● Materials provided:

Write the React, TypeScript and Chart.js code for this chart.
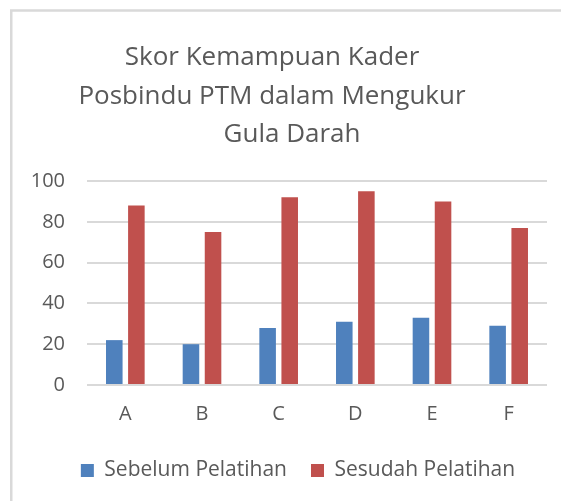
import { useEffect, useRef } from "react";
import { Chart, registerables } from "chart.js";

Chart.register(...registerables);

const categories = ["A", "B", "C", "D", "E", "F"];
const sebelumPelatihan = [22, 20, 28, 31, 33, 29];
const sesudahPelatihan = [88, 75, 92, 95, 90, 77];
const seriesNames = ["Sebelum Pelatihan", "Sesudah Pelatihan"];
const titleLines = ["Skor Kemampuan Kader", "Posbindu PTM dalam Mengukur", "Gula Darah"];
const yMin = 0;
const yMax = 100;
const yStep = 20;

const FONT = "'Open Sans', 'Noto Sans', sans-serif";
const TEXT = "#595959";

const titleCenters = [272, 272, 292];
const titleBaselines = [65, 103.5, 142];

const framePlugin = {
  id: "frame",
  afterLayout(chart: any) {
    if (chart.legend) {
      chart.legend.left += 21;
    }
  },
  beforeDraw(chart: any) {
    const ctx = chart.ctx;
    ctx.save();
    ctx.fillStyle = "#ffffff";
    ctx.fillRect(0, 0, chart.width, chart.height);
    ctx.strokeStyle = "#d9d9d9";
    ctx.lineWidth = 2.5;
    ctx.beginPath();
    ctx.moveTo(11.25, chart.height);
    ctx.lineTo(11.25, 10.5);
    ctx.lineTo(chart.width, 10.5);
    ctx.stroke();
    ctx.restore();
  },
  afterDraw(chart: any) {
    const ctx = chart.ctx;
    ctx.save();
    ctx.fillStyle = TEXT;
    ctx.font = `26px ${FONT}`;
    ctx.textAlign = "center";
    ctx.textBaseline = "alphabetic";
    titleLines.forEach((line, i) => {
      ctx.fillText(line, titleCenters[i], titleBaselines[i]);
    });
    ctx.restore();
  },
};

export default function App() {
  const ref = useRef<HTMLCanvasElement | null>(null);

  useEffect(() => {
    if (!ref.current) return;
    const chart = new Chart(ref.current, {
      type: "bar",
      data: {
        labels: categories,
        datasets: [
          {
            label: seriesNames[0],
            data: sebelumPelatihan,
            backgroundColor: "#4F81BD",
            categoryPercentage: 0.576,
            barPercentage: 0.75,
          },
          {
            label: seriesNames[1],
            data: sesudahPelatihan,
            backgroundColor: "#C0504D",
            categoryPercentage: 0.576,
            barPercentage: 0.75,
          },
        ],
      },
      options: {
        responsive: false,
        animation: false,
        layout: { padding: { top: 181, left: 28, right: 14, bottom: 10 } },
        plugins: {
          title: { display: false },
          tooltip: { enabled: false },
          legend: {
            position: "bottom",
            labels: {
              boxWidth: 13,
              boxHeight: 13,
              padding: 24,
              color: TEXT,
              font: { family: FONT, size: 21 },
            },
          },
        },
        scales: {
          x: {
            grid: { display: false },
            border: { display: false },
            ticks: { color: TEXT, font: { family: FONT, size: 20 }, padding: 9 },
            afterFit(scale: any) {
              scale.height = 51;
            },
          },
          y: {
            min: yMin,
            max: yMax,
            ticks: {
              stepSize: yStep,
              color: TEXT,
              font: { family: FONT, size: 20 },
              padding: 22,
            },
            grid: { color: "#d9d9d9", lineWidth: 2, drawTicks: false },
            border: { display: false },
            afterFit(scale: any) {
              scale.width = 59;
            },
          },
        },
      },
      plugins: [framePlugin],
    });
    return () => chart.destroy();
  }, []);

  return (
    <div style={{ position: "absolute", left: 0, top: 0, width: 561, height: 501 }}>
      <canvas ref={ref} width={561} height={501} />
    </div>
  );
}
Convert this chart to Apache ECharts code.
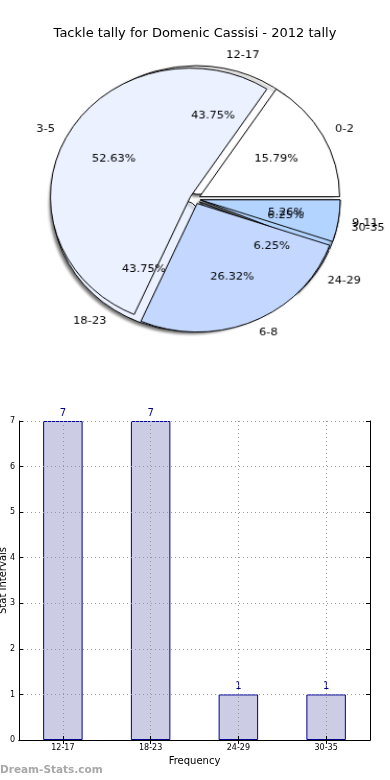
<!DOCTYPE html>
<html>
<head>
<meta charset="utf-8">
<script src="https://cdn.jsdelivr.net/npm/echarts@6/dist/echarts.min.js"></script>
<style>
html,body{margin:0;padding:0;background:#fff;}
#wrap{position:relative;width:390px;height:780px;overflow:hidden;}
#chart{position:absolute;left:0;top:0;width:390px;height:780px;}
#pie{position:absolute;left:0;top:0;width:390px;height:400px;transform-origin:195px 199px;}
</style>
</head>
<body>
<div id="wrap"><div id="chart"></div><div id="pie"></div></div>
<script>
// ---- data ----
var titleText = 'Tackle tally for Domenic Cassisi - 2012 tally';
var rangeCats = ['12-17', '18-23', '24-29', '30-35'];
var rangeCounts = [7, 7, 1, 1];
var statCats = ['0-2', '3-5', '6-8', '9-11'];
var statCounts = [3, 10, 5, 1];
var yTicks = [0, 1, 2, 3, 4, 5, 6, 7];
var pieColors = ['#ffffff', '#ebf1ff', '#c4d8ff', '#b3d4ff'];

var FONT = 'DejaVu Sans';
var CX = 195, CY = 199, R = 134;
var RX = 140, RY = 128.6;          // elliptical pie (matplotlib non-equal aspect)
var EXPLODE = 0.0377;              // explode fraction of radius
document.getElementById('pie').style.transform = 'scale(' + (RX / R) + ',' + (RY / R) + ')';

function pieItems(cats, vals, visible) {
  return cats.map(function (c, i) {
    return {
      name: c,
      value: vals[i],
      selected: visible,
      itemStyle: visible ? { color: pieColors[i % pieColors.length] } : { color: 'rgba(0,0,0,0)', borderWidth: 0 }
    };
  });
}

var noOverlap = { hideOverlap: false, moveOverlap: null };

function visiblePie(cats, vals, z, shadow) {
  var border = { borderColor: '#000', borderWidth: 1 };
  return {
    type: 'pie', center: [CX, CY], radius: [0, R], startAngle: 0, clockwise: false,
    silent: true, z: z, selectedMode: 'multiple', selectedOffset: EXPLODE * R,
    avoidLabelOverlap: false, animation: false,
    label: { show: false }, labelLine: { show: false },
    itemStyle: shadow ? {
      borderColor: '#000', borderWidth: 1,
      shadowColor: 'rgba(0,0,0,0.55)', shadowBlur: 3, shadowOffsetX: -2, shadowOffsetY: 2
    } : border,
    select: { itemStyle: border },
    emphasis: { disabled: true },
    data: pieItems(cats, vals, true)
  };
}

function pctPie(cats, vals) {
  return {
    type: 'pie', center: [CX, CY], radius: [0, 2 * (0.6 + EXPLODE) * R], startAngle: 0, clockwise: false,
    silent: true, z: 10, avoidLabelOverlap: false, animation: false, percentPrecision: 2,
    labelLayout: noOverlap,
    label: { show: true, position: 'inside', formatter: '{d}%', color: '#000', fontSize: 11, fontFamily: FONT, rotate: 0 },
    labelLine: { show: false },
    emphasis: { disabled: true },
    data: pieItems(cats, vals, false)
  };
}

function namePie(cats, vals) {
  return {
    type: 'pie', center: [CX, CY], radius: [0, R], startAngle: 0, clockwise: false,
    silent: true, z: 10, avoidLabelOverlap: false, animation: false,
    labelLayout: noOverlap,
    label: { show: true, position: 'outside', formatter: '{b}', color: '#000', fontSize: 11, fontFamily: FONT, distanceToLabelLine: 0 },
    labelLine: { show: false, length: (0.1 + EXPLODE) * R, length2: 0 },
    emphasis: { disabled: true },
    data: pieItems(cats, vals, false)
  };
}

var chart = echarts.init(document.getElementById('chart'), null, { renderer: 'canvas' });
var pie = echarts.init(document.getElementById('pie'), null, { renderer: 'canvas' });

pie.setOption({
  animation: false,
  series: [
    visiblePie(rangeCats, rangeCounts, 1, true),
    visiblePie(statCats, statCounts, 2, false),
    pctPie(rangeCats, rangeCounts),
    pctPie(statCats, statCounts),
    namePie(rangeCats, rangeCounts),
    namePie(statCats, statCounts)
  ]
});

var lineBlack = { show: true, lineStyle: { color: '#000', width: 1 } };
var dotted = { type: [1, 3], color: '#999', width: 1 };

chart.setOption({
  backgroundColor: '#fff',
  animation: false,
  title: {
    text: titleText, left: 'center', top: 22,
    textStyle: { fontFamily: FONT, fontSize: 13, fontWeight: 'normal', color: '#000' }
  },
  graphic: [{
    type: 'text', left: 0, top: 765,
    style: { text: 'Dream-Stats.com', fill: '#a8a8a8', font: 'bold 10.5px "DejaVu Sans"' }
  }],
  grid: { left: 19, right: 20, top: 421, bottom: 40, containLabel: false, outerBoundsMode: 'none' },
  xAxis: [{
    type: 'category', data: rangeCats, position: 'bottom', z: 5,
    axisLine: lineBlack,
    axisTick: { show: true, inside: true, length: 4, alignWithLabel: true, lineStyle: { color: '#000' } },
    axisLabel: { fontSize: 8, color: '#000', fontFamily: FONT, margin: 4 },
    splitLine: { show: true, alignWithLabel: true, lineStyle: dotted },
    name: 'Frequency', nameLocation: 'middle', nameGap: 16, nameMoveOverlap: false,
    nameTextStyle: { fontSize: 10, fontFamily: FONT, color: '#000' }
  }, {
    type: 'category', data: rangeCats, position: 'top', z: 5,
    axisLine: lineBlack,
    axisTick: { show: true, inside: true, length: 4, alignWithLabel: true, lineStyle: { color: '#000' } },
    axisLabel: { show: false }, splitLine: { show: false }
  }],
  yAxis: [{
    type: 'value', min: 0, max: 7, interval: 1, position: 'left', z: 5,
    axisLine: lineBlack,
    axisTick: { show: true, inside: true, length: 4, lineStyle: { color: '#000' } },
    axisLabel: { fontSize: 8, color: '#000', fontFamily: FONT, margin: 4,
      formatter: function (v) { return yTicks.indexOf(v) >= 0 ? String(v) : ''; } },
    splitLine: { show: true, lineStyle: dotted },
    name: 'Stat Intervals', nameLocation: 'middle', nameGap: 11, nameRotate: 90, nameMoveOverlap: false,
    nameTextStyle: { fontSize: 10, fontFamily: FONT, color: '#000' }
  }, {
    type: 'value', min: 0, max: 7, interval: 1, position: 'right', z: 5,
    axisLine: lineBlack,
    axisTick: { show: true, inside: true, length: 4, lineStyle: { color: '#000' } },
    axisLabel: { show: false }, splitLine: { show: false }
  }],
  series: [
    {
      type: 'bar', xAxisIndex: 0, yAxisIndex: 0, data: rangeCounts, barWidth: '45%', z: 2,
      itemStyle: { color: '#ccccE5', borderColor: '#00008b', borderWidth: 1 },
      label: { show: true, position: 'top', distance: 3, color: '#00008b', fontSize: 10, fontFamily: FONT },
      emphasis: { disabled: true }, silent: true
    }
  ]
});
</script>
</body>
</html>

● Task goal:
Quote, please, every line of the material above from its start through the line that has "const titleBaselines = [65, 103.5, 142];", reproducing the words exactly and dropping any images.

● Correct result:
Write the React, TypeScript and Chart.js code for this chart.
import { useEffect, useRef } from "react";
import { Chart, registerables } from "chart.js";

Chart.register(...registerables);

const categories = ["A", "B", "C", "D", "E", "F"];
const sebelumPelatihan = [22, 20, 28, 31, 33, 29];
const sesudahPelatihan = [88, 75, 92, 95, 90, 77];
const seriesNames = ["Sebelum Pelatihan", "Sesudah Pelatihan"];
const titleLines = ["Skor Kemampuan Kader", "Posbindu PTM dalam Mengukur", "Gula Darah"];
const yMin = 0;
const yMax = 100;
const yStep = 20;

const FONT = "'Open Sans', 'Noto Sans', sans-serif";
const TEXT = "#595959";

const titleCenters = [272, 272, 292];
const titleBaselines = [65, 103.5, 142];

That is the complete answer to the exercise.